— START OF Collected data —
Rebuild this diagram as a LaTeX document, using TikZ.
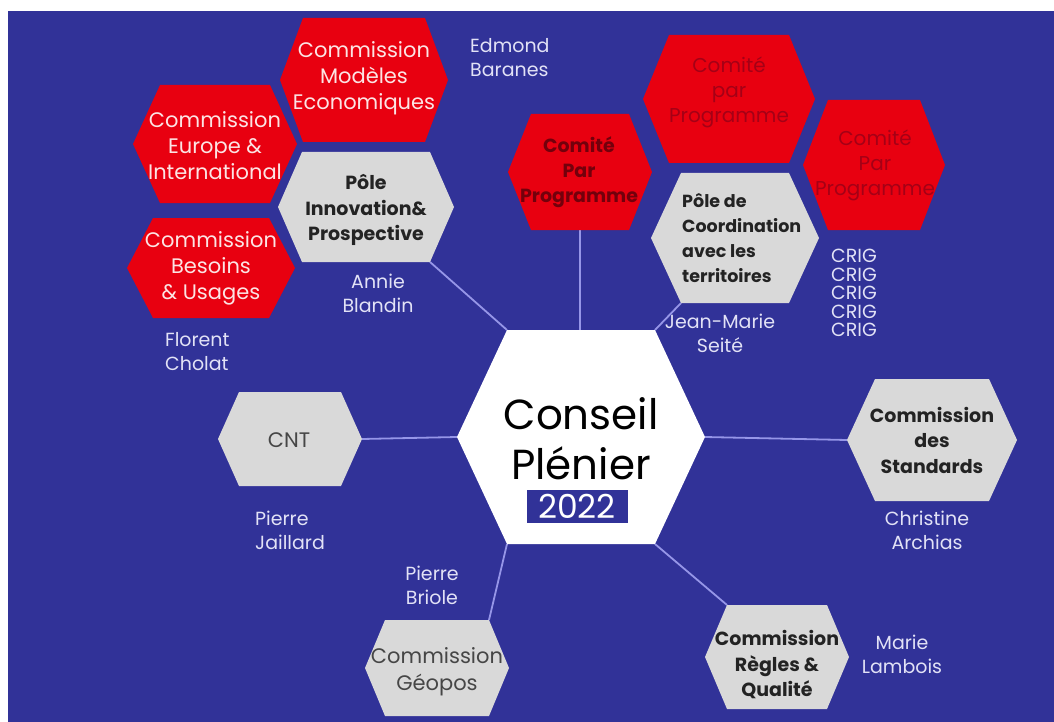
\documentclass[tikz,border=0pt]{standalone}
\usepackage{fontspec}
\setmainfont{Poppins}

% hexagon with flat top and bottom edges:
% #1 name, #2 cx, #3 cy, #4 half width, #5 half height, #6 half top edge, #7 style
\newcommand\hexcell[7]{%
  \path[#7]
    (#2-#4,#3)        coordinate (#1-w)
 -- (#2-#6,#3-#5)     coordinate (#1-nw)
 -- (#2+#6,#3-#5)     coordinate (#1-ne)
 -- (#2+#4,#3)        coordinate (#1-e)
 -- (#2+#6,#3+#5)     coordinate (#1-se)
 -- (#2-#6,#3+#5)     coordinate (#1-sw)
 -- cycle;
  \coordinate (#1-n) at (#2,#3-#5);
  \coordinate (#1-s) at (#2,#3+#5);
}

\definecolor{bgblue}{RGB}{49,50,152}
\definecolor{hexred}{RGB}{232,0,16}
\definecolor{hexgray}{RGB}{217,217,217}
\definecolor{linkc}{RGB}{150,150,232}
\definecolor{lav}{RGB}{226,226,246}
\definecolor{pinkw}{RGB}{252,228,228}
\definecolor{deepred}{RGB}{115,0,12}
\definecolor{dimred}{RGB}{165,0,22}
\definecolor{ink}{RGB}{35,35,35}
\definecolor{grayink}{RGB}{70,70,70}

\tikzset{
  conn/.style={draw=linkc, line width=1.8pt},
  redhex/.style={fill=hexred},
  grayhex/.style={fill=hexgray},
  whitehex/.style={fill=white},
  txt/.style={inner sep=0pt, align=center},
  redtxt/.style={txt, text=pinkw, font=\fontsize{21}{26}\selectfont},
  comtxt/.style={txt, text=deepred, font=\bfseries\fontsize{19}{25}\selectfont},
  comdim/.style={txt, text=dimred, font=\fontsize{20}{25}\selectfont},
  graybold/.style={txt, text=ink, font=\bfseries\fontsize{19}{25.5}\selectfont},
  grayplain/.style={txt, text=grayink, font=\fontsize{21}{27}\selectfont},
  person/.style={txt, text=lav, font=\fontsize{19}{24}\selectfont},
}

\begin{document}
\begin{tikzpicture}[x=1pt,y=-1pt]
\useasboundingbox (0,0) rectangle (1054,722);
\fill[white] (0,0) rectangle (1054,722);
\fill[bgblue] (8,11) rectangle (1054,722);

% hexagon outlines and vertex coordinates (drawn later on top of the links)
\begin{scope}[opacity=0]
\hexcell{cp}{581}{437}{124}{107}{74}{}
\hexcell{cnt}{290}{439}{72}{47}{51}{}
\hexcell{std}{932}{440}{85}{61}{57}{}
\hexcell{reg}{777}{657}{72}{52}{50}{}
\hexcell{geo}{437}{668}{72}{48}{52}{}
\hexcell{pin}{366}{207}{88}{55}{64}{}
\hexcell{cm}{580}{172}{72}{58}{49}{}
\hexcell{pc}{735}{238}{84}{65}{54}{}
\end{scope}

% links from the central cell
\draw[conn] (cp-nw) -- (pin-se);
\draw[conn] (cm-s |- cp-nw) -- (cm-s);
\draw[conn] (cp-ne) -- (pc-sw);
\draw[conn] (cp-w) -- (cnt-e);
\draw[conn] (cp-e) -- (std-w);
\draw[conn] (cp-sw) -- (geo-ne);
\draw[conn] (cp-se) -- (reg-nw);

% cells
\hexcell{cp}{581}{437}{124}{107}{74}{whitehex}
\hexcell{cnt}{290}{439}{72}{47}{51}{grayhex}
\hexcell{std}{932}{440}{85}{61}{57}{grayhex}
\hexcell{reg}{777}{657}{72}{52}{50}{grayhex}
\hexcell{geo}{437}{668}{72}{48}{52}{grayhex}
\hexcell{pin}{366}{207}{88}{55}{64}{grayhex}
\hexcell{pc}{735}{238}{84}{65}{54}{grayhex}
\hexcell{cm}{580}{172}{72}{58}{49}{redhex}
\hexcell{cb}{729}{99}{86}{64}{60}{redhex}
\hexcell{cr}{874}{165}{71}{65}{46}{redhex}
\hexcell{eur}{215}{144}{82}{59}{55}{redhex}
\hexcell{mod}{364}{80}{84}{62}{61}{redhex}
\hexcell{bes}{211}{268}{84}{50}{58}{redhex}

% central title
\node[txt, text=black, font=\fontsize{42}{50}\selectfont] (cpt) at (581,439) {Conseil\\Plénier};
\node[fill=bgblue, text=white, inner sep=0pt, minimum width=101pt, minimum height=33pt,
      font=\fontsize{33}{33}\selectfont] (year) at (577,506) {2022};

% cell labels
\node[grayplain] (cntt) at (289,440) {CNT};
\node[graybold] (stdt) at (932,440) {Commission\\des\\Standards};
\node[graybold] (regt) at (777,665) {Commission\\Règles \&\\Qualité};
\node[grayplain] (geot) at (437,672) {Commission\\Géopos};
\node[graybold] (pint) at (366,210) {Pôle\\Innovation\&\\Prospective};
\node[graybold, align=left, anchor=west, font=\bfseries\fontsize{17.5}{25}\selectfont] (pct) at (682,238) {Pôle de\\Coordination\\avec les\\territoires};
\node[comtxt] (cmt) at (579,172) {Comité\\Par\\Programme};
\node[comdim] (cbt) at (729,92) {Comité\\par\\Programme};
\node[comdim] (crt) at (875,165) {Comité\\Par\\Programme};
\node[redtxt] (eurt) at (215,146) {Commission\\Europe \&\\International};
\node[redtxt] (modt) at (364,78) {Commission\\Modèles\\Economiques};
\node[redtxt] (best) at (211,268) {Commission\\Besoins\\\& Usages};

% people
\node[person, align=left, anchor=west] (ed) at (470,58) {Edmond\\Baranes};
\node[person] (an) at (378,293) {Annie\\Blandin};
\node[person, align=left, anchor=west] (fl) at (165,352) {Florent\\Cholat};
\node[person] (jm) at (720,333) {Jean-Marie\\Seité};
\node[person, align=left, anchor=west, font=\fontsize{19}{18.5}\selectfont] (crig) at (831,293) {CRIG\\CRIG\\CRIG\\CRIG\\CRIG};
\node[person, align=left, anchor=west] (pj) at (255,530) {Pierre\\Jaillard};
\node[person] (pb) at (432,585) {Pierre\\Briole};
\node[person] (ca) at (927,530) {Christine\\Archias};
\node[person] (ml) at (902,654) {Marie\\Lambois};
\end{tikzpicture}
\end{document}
— END OF Collected data —
→ **The request**:
All of the data needs repeating exactly, but the pictures do not.

→ **Written response**:
Rebuild this diagram as a LaTeX document, using TikZ.
\documentclass[tikz,border=0pt]{standalone}
\usepackage{fontspec}
\setmainfont{Poppins}

% hexagon with flat top and bottom edges:
% #1 name, #2 cx, #3 cy, #4 half width, #5 half height, #6 half top edge, #7 style
\newcommand\hexcell[7]{%
  \path[#7]
    (#2-#4,#3)        coordinate (#1-w)
 -- (#2-#6,#3-#5)     coordinate (#1-nw)
 -- (#2+#6,#3-#5)     coordinate (#1-ne)
 -- (#2+#4,#3)        coordinate (#1-e)
 -- (#2+#6,#3+#5)     coordinate (#1-se)
 -- (#2-#6,#3+#5)     coordinate (#1-sw)
 -- cycle;
  \coordinate (#1-n) at (#2,#3-#5);
  \coordinate (#1-s) at (#2,#3+#5);
}

\definecolor{bgblue}{RGB}{49,50,152}
\definecolor{hexred}{RGB}{232,0,16}
\definecolor{hexgray}{RGB}{217,217,217}
\definecolor{linkc}{RGB}{150,150,232}
\definecolor{lav}{RGB}{226,226,246}
\definecolor{pinkw}{RGB}{252,228,228}
\definecolor{deepred}{RGB}{115,0,12}
\definecolor{dimred}{RGB}{165,0,22}
\definecolor{ink}{RGB}{35,35,35}
\definecolor{grayink}{RGB}{70,70,70}

\tikzset{
  conn/.style={draw=linkc, line width=1.8pt},
  redhex/.style={fill=hexred},
  grayhex/.style={fill=hexgray},
  whitehex/.style={fill=white},
  txt/.style={inner sep=0pt, align=center},
  redtxt/.style={txt, text=pinkw, font=\fontsize{21}{26}\selectfont},
  comtxt/.style={txt, text=deepred, font=\bfseries\fontsize{19}{25}\selectfont},
  comdim/.style={txt, text=dimred, font=\fontsize{20}{25}\selectfont},
  graybold/.style={txt, text=ink, font=\bfseries\fontsize{19}{25.5}\selectfont},
  grayplain/.style={txt, text=grayink, font=\fontsize{21}{27}\selectfont},
  person/.style={txt, text=lav, font=\fontsize{19}{24}\selectfont},
}

\begin{document}
\begin{tikzpicture}[x=1pt,y=-1pt]
\useasboundingbox (0,0) rectangle (1054,722);
\fill[white] (0,0) rectangle (1054,722);
\fill[bgblue] (8,11) rectangle (1054,722);

% hexagon outlines and vertex coordinates (drawn later on top of the links)
\begin{scope}[opacity=0]
\hexcell{cp}{581}{437}{124}{107}{74}{}
\hexcell{cnt}{290}{439}{72}{47}{51}{}
\hexcell{std}{932}{440}{85}{61}{57}{}
\hexcell{reg}{777}{657}{72}{52}{50}{}
\hexcell{geo}{437}{668}{72}{48}{52}{}
\hexcell{pin}{366}{207}{88}{55}{64}{}
\hexcell{cm}{580}{172}{72}{58}{49}{}
\hexcell{pc}{735}{238}{84}{65}{54}{}
\end{scope}

% links from the central cell
\draw[conn] (cp-nw) -- (pin-se);
\draw[conn] (cm-s |- cp-nw) -- (cm-s);
\draw[conn] (cp-ne) -- (pc-sw);
\draw[conn] (cp-w) -- (cnt-e);
\draw[conn] (cp-e) -- (std-w);
\draw[conn] (cp-sw) -- (geo-ne);
\draw[conn] (cp-se) -- (reg-nw);

% cells
\hexcell{cp}{581}{437}{124}{107}{74}{whitehex}
\hexcell{cnt}{290}{439}{72}{47}{51}{grayhex}
\hexcell{std}{932}{440}{85}{61}{57}{grayhex}
\hexcell{reg}{777}{657}{72}{52}{50}{grayhex}
\hexcell{geo}{437}{668}{72}{48}{52}{grayhex}
\hexcell{pin}{366}{207}{88}{55}{64}{grayhex}
\hexcell{pc}{735}{238}{84}{65}{54}{grayhex}
\hexcell{cm}{580}{172}{72}{58}{49}{redhex}
\hexcell{cb}{729}{99}{86}{64}{60}{redhex}
\hexcell{cr}{874}{165}{71}{65}{46}{redhex}
\hexcell{eur}{215}{144}{82}{59}{55}{redhex}
\hexcell{mod}{364}{80}{84}{62}{61}{redhex}
\hexcell{bes}{211}{268}{84}{50}{58}{redhex}

% central title
\node[txt, text=black, font=\fontsize{42}{50}\selectfont] (cpt) at (581,439) {Conseil\\Plénier};
\node[fill=bgblue, text=white, inner sep=0pt, minimum width=101pt, minimum height=33pt,
      font=\fontsize{33}{33}\selectfont] (year) at (577,506) {2022};

% cell labels
\node[grayplain] (cntt) at (289,440) {CNT};
\node[graybold] (stdt) at (932,440) {Commission\\des\\Standards};
\node[graybold] (regt) at (777,665) {Commission\\Règles \&\\Qualité};
\node[grayplain] (geot) at (437,672) {Commission\\Géopos};
\node[graybold] (pint) at (366,210) {Pôle\\Innovation\&\\Prospective};
\node[graybold, align=left, anchor=west, font=\bfseries\fontsize{17.5}{25}\selectfont] (pct) at (682,238) {Pôle de\\Coordination\\avec les\\territoires};
\node[comtxt] (cmt) at (579,172) {Comité\\Par\\Programme};
\node[comdim] (cbt) at (729,92) {Comité\\par\\Programme};
\node[comdim] (crt) at (875,165) {Comité\\Par\\Programme};
\node[redtxt] (eurt) at (215,146) {Commission\\Europe \&\\International};
\node[redtxt] (modt) at (364,78) {Commission\\Modèles\\Economiques};
\node[redtxt] (best) at (211,268) {Commission\\Besoins\\\& Usages};

% people
\node[person, align=left, anchor=west] (ed) at (470,58) {Edmond\\Baranes};
\node[person] (an) at (378,293) {Annie\\Blandin};
\node[person, align=left, anchor=west] (fl) at (165,352) {Florent\\Cholat};
\node[person] (jm) at (720,333) {Jean-Marie\\Seité};
\node[person, align=left, anchor=west, font=\fontsize{19}{18.5}\selectfont] (crig) at (831,293) {CRIG\\CRIG\\CRIG\\CRIG\\CRIG};
\node[person, align=left, anchor=west] (pj) at (255,530) {Pierre\\Jaillard};
\node[person] (pb) at (432,585) {Pierre\\Briole};
\node[person] (ca) at (927,530) {Christine\\Archias};
\node[person] (ml) at (902,654) {Marie\\Lambois};
\end{tikzpicture}
\end{document}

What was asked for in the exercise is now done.